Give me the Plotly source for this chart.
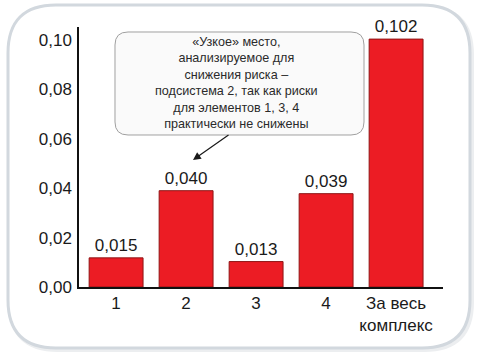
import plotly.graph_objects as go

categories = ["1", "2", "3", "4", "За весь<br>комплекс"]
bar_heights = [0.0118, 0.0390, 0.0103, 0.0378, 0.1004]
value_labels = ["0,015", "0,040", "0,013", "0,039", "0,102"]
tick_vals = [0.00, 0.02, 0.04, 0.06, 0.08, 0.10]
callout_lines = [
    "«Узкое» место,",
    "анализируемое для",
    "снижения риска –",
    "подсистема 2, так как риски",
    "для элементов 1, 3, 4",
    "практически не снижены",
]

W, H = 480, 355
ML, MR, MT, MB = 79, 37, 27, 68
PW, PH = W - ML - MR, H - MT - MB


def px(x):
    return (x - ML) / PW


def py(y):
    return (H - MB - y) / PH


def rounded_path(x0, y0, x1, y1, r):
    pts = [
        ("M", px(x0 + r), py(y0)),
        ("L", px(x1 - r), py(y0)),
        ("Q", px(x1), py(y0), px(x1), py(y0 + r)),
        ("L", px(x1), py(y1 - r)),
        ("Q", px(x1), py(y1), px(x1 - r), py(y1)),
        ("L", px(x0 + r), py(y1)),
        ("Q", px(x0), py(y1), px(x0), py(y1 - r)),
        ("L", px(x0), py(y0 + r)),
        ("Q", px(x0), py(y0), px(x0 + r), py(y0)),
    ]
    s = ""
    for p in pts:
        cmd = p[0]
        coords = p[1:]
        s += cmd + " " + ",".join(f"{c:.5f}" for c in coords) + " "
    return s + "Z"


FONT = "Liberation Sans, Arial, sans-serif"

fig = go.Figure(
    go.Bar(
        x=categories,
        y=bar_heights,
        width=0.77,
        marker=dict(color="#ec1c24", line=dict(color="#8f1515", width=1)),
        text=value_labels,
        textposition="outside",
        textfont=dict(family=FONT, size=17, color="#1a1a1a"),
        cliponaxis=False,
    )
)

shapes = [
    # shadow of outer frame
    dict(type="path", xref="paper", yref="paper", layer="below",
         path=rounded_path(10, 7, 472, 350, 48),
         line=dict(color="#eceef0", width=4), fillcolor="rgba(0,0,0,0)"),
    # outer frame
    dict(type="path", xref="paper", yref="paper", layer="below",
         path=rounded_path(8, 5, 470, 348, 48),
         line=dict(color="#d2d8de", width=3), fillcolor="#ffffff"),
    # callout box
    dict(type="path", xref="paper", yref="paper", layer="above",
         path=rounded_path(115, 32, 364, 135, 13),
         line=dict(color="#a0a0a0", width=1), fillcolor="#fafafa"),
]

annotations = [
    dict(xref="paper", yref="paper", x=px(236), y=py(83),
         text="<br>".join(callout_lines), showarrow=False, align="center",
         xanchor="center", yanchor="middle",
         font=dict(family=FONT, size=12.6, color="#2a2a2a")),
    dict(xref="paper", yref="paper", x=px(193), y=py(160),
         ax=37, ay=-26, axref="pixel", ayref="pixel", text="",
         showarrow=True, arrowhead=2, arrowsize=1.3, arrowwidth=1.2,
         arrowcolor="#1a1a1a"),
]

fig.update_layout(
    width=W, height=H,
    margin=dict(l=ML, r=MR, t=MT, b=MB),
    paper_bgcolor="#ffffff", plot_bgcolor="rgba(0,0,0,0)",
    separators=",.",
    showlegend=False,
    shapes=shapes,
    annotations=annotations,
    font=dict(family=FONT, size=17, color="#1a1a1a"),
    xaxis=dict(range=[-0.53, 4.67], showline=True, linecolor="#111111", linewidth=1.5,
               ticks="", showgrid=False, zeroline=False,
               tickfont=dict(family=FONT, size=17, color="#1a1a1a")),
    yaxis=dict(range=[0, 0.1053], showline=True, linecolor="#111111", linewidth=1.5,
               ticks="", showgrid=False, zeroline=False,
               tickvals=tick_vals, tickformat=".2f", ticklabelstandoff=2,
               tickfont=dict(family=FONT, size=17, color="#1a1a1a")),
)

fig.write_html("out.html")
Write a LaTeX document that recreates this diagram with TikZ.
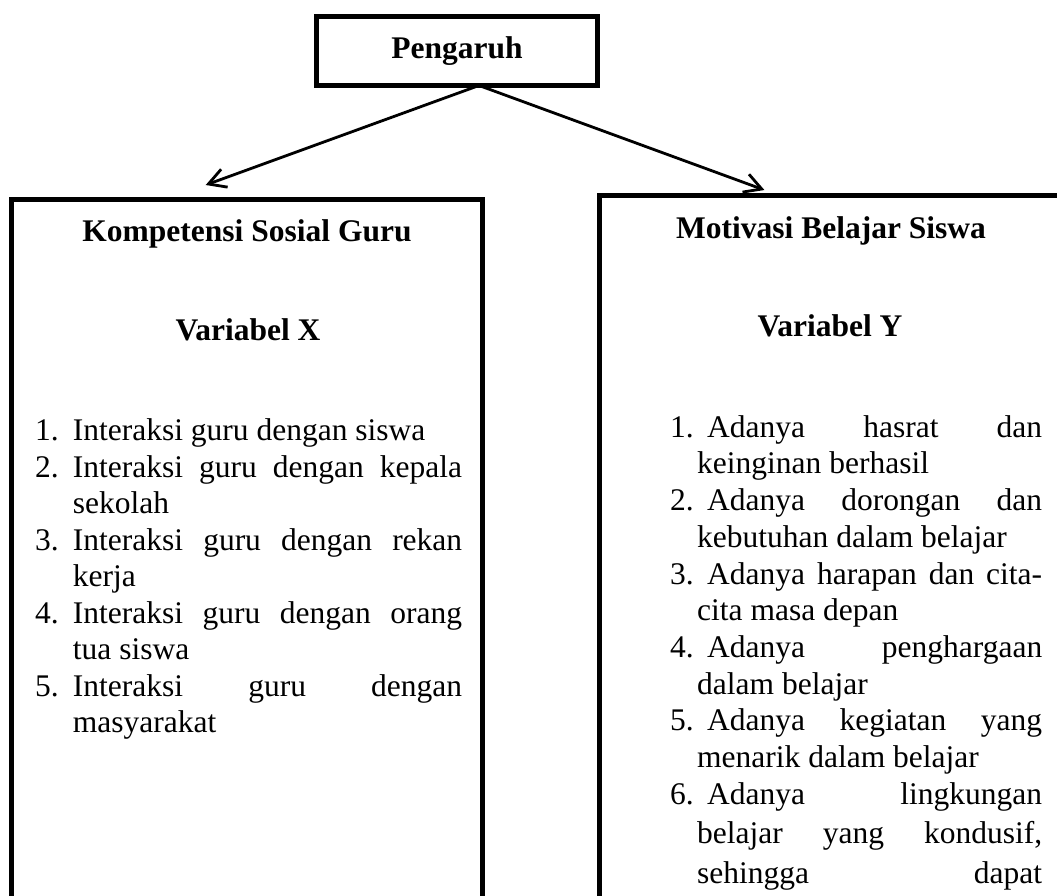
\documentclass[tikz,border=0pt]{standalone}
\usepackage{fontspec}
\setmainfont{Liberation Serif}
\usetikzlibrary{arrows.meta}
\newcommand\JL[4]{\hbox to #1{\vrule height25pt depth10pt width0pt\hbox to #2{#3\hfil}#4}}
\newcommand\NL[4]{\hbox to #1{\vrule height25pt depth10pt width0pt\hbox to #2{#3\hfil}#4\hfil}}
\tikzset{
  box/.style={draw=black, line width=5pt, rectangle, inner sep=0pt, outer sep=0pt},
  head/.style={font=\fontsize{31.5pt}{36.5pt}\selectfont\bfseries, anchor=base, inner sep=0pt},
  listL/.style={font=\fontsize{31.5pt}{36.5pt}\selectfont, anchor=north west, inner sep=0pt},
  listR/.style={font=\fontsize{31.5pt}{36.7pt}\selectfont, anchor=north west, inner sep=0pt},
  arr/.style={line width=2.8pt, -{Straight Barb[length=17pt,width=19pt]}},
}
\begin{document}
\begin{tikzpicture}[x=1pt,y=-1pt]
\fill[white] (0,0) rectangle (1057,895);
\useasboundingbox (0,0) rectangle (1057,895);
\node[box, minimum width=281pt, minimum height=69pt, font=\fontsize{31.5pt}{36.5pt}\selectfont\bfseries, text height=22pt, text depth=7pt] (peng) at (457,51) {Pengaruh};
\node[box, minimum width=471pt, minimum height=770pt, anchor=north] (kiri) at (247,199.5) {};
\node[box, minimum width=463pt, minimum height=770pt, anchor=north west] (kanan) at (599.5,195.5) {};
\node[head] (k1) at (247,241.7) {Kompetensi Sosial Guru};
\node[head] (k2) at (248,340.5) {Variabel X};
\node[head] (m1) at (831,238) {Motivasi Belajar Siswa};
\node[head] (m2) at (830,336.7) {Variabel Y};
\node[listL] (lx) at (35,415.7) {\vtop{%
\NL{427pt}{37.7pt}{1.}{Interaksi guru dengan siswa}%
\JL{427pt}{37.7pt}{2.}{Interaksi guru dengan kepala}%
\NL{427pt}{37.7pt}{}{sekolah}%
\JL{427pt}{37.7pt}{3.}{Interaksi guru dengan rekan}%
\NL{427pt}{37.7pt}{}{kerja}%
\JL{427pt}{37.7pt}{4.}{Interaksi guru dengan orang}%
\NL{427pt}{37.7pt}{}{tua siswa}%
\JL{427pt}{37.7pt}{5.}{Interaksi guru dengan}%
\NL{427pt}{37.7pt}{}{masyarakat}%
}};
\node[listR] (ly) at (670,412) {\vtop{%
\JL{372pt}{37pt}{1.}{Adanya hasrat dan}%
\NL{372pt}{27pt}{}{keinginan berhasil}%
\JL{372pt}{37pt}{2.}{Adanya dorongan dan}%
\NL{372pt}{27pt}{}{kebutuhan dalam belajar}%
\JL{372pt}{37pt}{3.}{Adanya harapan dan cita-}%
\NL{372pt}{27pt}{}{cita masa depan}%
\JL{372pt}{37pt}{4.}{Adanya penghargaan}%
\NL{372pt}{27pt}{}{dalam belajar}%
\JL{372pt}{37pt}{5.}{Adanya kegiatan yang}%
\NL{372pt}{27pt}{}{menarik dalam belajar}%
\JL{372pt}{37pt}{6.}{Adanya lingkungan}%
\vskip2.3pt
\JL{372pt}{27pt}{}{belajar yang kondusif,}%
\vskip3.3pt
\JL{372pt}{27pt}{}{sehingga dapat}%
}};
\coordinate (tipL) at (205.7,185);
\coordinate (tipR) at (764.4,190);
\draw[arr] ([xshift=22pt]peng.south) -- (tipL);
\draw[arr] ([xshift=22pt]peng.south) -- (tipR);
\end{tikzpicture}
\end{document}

________________________

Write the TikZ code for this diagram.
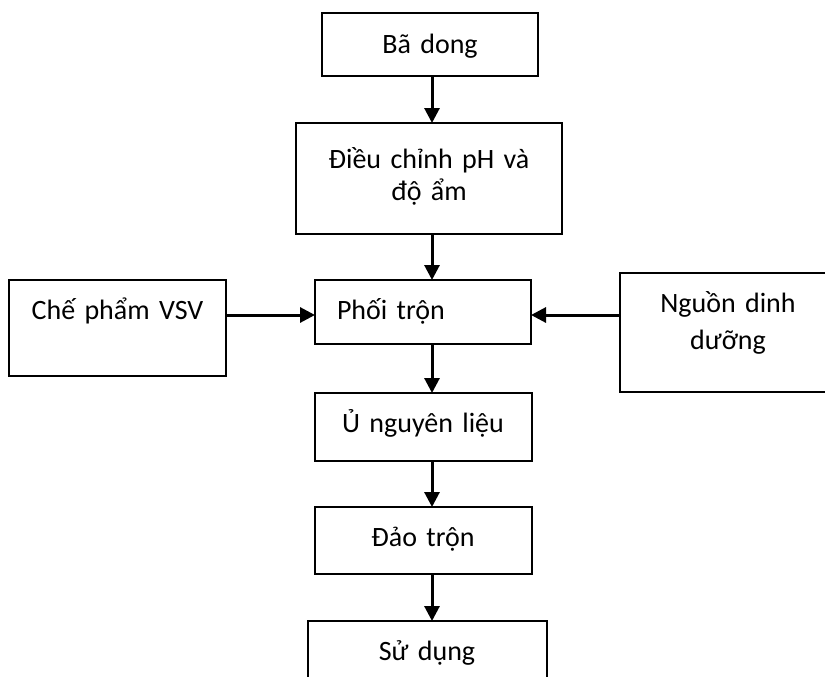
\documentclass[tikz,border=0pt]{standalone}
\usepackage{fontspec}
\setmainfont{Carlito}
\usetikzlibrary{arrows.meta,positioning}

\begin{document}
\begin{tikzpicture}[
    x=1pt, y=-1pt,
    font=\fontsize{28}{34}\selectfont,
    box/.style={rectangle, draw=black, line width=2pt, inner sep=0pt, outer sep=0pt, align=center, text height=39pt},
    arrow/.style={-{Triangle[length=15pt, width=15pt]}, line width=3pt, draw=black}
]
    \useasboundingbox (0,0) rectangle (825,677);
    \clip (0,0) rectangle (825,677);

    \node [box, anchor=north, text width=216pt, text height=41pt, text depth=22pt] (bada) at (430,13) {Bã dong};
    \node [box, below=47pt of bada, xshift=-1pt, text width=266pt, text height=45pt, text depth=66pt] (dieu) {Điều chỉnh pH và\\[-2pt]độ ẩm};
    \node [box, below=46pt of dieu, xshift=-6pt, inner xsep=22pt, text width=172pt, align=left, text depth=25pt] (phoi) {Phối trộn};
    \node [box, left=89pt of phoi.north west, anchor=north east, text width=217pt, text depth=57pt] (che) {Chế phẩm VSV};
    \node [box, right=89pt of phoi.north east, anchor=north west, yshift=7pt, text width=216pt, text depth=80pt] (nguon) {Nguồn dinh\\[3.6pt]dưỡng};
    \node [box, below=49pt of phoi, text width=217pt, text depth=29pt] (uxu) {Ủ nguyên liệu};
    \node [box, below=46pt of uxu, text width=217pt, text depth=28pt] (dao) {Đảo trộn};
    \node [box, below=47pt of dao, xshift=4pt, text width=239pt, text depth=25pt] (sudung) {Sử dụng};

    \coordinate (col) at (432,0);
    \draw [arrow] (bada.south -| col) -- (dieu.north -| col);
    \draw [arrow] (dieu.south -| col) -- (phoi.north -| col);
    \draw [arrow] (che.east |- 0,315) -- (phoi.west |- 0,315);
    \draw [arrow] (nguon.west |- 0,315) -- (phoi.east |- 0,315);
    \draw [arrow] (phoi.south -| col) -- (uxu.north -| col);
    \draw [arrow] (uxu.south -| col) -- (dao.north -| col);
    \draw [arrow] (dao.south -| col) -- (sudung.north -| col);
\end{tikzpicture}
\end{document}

________________________

* **WRITTEN TASK**
In the entries above, identify each line that includes the string "this", then copy it.

* **EXERCISE RESULT**
Give me the Plotly source for this chart.
Write a LaTeX document that recreates this diagram with TikZ.
Write the TikZ code for this diagram.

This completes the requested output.